Role of atomic diffusion in the opacity enhancement inside B-type stars

Abstract

Context. The pulsation frequencies of early B-type stars cannot be reproduced using stellar models with homogeneous abundances. A suitable match requires a dedicated enhancement of the opacity in the layers where its main contributors are the iron-peak elements (the so-called Z-bump), which trigger the oscillations in these stars. Aim. Our aim is to test whether the abundance stratification induced by atomic diffusion in these stellar layers is able to modify the local opacity as needed to account for the asteroseismic observations. Methods. Models representing a typical pulsating B-star were evolved during the main sequence using the Toulouse–Geneva evolution code in an improved version. The migration of the chemicals involves radiative accelerations, which were computed with the single-valued parameter method, and fingering mixing with parameters constrained by three-dimensional simulations.

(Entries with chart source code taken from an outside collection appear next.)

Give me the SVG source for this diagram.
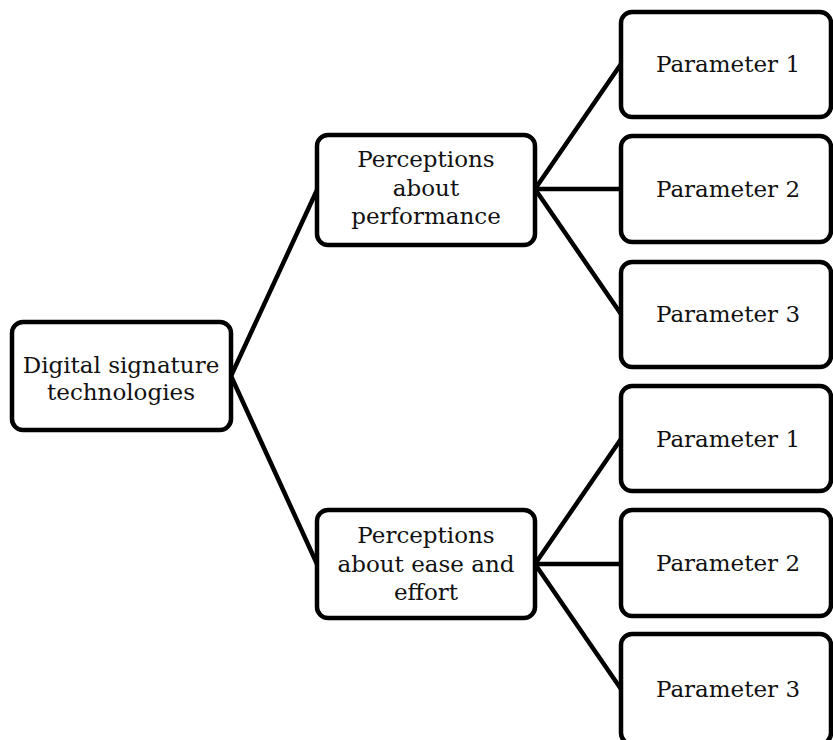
<svg xmlns="http://www.w3.org/2000/svg" width="833" height="740" viewBox="0 0 833 740">
<style>
.box{fill:#fff;stroke:#000;stroke-width:4.5}
.t{font-family:"DejaVu Serif","Liberation Serif",serif;font-size:23px;fill:#111;text-anchor:middle}
.c{stroke:#000;stroke-width:4.5;fill:none;stroke-linecap:round}
</style>
<rect width="833" height="740" fill="#fff"/>
<g id="connectors">
<line class="c" x1="231" y1="376" x2="317" y2="190"/>
<line class="c" x1="231" y1="376" x2="317" y2="564"/>
<line class="c" x1="535" y1="189" x2="621" y2="64"/>
<line class="c" x1="535" y1="189" x2="621" y2="189"/>
<line class="c" x1="535" y1="189" x2="621" y2="314"/>
<line class="c" x1="535" y1="564" x2="621" y2="439"/>
<line class="c" x1="535" y1="564" x2="621" y2="564"/>
<line class="c" x1="535" y1="564" x2="621" y2="689"/>
</g>
<g id="root">
<rect class="box" x="12" y="322" width="219" height="108" rx="11"/>
<text class="t" x="121" y="373">Digital signature</text>
<text class="t" x="121" y="400">technologies</text>
</g>
<g id="perf">
<rect class="box" x="317" y="135" width="218" height="110" rx="11"/>
<text class="t" x="426" y="167">Perceptions</text>
<text class="t" x="426" y="196">about</text>
<text class="t" x="426" y="224">performance</text>
</g>
<g id="ease">
<rect class="box" x="317" y="510" width="218" height="108" rx="11"/>
<text class="t" x="426" y="543">Perceptions</text>
<text class="t" x="426" y="572">about ease and</text>
<text class="t" x="426" y="600">effort</text>
</g>
<g id="p1a">
<rect class="box" x="621" y="12" width="210" height="105" rx="11"/>
<text class="t" x="728" y="72">Parameter 1</text>
</g>
<g id="p2a">
<rect class="box" x="621" y="136" width="210" height="106" rx="11"/>
<text class="t" x="728" y="197">Parameter 2</text>
</g>
<g id="p3a">
<rect class="box" x="621" y="262" width="210" height="105" rx="11"/>
<text class="t" x="728" y="322">Parameter 3</text>
</g>
<g id="p1b">
<rect class="box" x="621" y="386" width="210" height="105" rx="11"/>
<text class="t" x="728" y="447">Parameter 1</text>
</g>
<g id="p2b">
<rect class="box" x="621" y="510" width="210" height="106" rx="11"/>
<text class="t" x="728" y="571">Parameter 2</text>
</g>
<g id="p3b">
<rect class="box" x="621" y="634" width="210" height="110" rx="11"/>
<text class="t" x="728" y="697">Parameter 3</text>
</g>
</svg>
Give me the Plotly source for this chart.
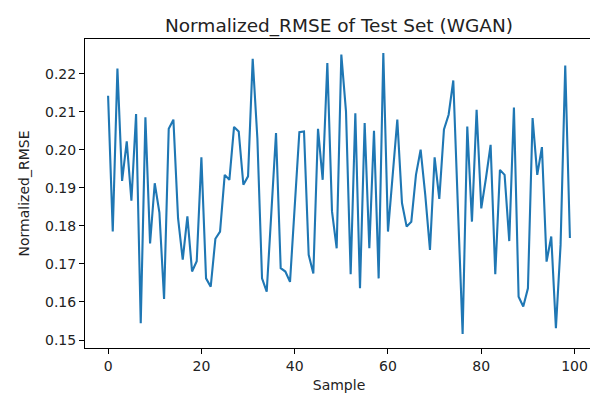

The possible effect of mass-loss was also considered. Results. We show that atomic diffusion modifies the abundance profiles inside the star, leading to an overabundance of the iron-peak elements in the upper part of the envelope. The opacities may become as high as required, provided that fingering mixing, which extends the size of the overabundance zone, is taken into account. A zero-flux of the elements at the surface leading to unphysical accumulations, mass-loss is also required to evolve the model until the end of the main sequence.